Source material
******

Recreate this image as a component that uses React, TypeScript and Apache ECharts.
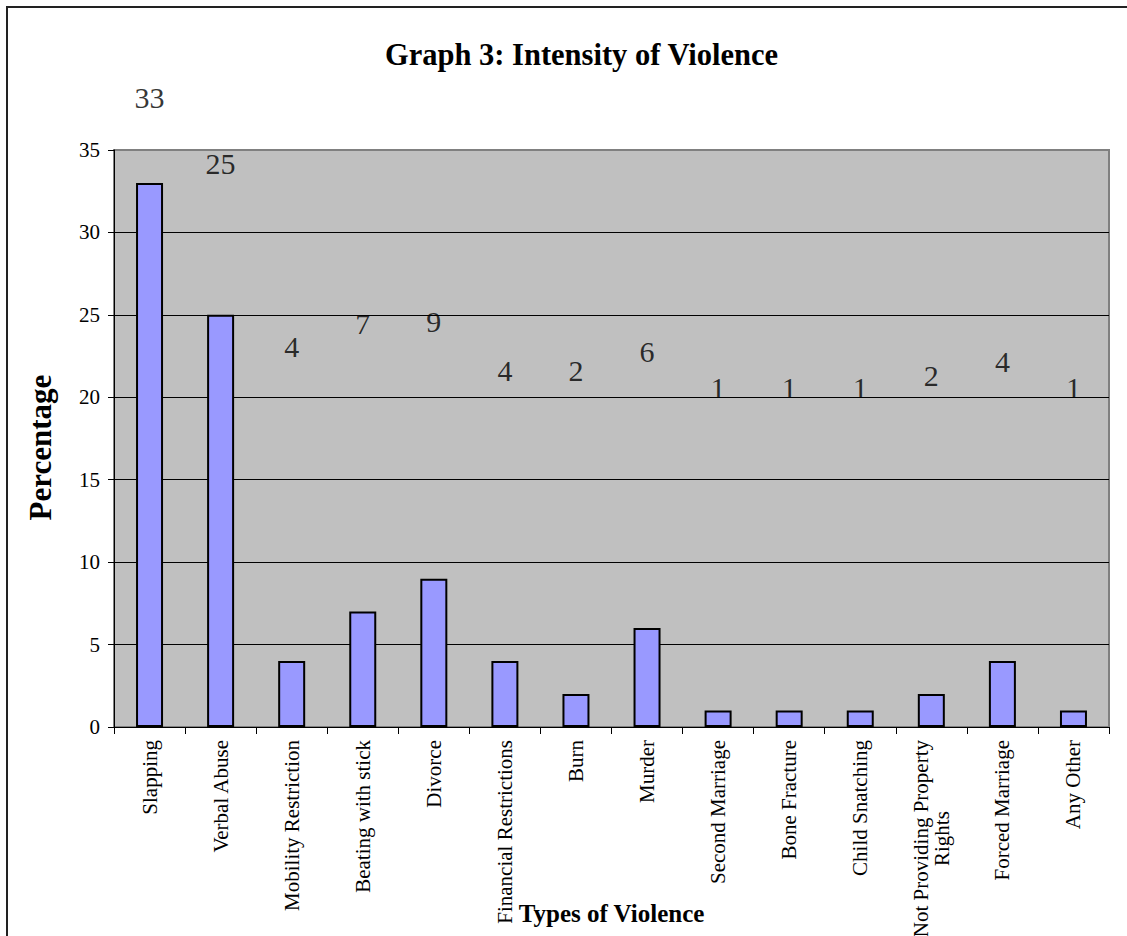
import React, { useEffect, useRef } from "react";
import * as echarts from "echarts";

const categories = [
  "Slapping",
  "Verbal Abuse",
  "Mobility Restriction",
  "Beating with stick",
  "Divorce",
  "Financial Restrictions",
  "Burn",
  "Murder",
  "Second Marriage",
  "Bone Fracture",
  "Child Snatching",
  "Not Providing Property\nRights",
  "Forced Marriage",
  "Any Other",
];
const percentages = [33, 25, 4, 7, 9, 4, 2, 6, 1, 1, 1, 2, 4, 1];
// where each (displaced) data label sits, in axis units
const labelHeights = [38.2, 34.2, 23.1, 24.5, 24.6, 21.6, 21.6, 22.8, 20.6, 20.6, 20.6, 21.3, 22.2, 20.6];
const yMin = 0;
const yMax = 35;
const yStep = 5;

const FONT = "'Liberation Serif', 'Times New Roman', serif";

export default function App() {
  const ref = useRef<HTMLDivElement>(null);
  useEffect(() => {
    document.body.style.margin = "0";
    const chart = echarts.init(ref.current!, null, { renderer: "svg" });
    chart.setOption({
      animation: false,
      backgroundColor: "#fff",
      title: {
        text: "Graph 3: Intensity of Violence",
        left: 385,
        top: 39,
        padding: 0,
        textStyle: { fontFamily: FONT, fontWeight: "bold", fontSize: 30.5, color: "#000" },
      },
      graphic: [
        {
          type: "rect",
          shape: { x: 7, y: 7, width: 1200, height: 1000 },
          style: { fill: "none", stroke: "#222", lineWidth: 2 },
          silent: true,
        },
      ],
      grid: {
        left: 114,
        right: 18,
        top: 150,
        bottom: 209,
        show: true,
        outerBoundsMode: "none",
        containLabel: false,
        backgroundColor: "#C0C0C0",
        borderColor: "#808080",
        borderWidth: 2,
      },
      xAxis: {
        type: "category",
        data: categories,
        boundaryGap: true,
        name: "Types of Violence",
        nameLocation: "middle",
        nameGap: 174,
        nameMoveOverlap: false,
        nameTextStyle: { fontFamily: FONT, fontWeight: "bold", fontSize: 25, color: "#000" },
        axisLine: { show: true, lineStyle: { color: "#000", width: 1 } },
        axisTick: { show: true, length: 7, alignWithLabel: false, lineStyle: { color: "#000" } },
        axisLabel: {
          rotate: 90,
          margin: 13,
          interval: 0,
          fontFamily: FONT,
          fontSize: 21,
          color: "#000",
          formatter: (v: string) =>
            v.includes("\n")
              ? v
                  .split("\n")
                  .map((l, i) => `{${i ? "b" : "a"}|${l}}`)
                  .join("\n")
              : v,
          rich: {
            a: { fontFamily: FONT, fontSize: 21, color: "#000" },
            b: { fontFamily: FONT, fontSize: 21, color: "#000", align: "center" },
          },
        },
        splitLine: { show: false },
      },
      yAxis: {
        type: "value",
        min: yMin,
        max: yMax,
        interval: yStep,
        name: "Percentage",
        nameLocation: "middle",
        nameGap: 58,
        nameMoveOverlap: false,
        nameTextStyle: {
          fontFamily: FONT,
          fontWeight: "bold",
          fontSize: 31,
          color: "#000",
          padding: [0, 18, 0, 0],
        },
        axisLine: { show: true, lineStyle: { color: "#000", width: 1 } },
        axisTick: { show: true, length: 6, lineStyle: { color: "#000" } },
        axisLabel: { margin: 14, fontFamily: FONT, fontSize: 21, color: "#000" },
        splitLine: { show: true, showMinLine: false, showMaxLine: false, lineStyle: { color: "#000", width: 1 } },
      },
      series: [
        {
          type: "bar",
          data: percentages,
          barWidth: 27,
          itemStyle: { color: "#9999FF", borderColor: "#000", borderWidth: 2 },
          z: 2,
        },
        {
          type: "scatter",
          data: labelHeights.map((h, i) => [i, h]),
          symbolSize: 1,
          clip: false,
          itemStyle: { color: "rgba(0,0,0,0)" },
          label: {
            show: true,
            position: "inside",
            fontFamily: FONT,
            fontSize: 30,
            color: "#000",
            formatter: (p: any) => String(percentages[p.dataIndex]),
          },
          z: 3,
        },
      ],
    });
    return () => chart.dispose();
  }, []);
  return <div ref={ref} style={{ width: 1127, height: 936, overflow: "hidden" }} />;
}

******

Work to do
Up to and including the line containing "Serif', 'Times New", repeat every line from the start of the data, but none of the pictures.

Correct output
Recreate this image as a component that uses React, TypeScript and Apache ECharts.
import React, { useEffect, useRef } from "react";
import * as echarts from "echarts";

const categories = [
  "Slapping",
  "Verbal Abuse",
  "Mobility Restriction",
  "Beating with stick",
  "Divorce",
  "Financial Restrictions",
  "Burn",
  "Murder",
  "Second Marriage",
  "Bone Fracture",
  "Child Snatching",
  "Not Providing Property\nRights",
  "Forced Marriage",
  "Any Other",
];
const percentages = [33, 25, 4, 7, 9, 4, 2, 6, 1, 1, 1, 2, 4, 1];
// where each (displaced) data label sits, in axis units
const labelHeights = [38.2, 34.2, 23.1, 24.5, 24.6, 21.6, 21.6, 22.8, 20.6, 20.6, 20.6, 21.3, 22.2, 20.6];
const yMin = 0;
const yMax = 35;
const yStep = 5;

const FONT = "'Liberation Serif', 'Times New Roman', serif";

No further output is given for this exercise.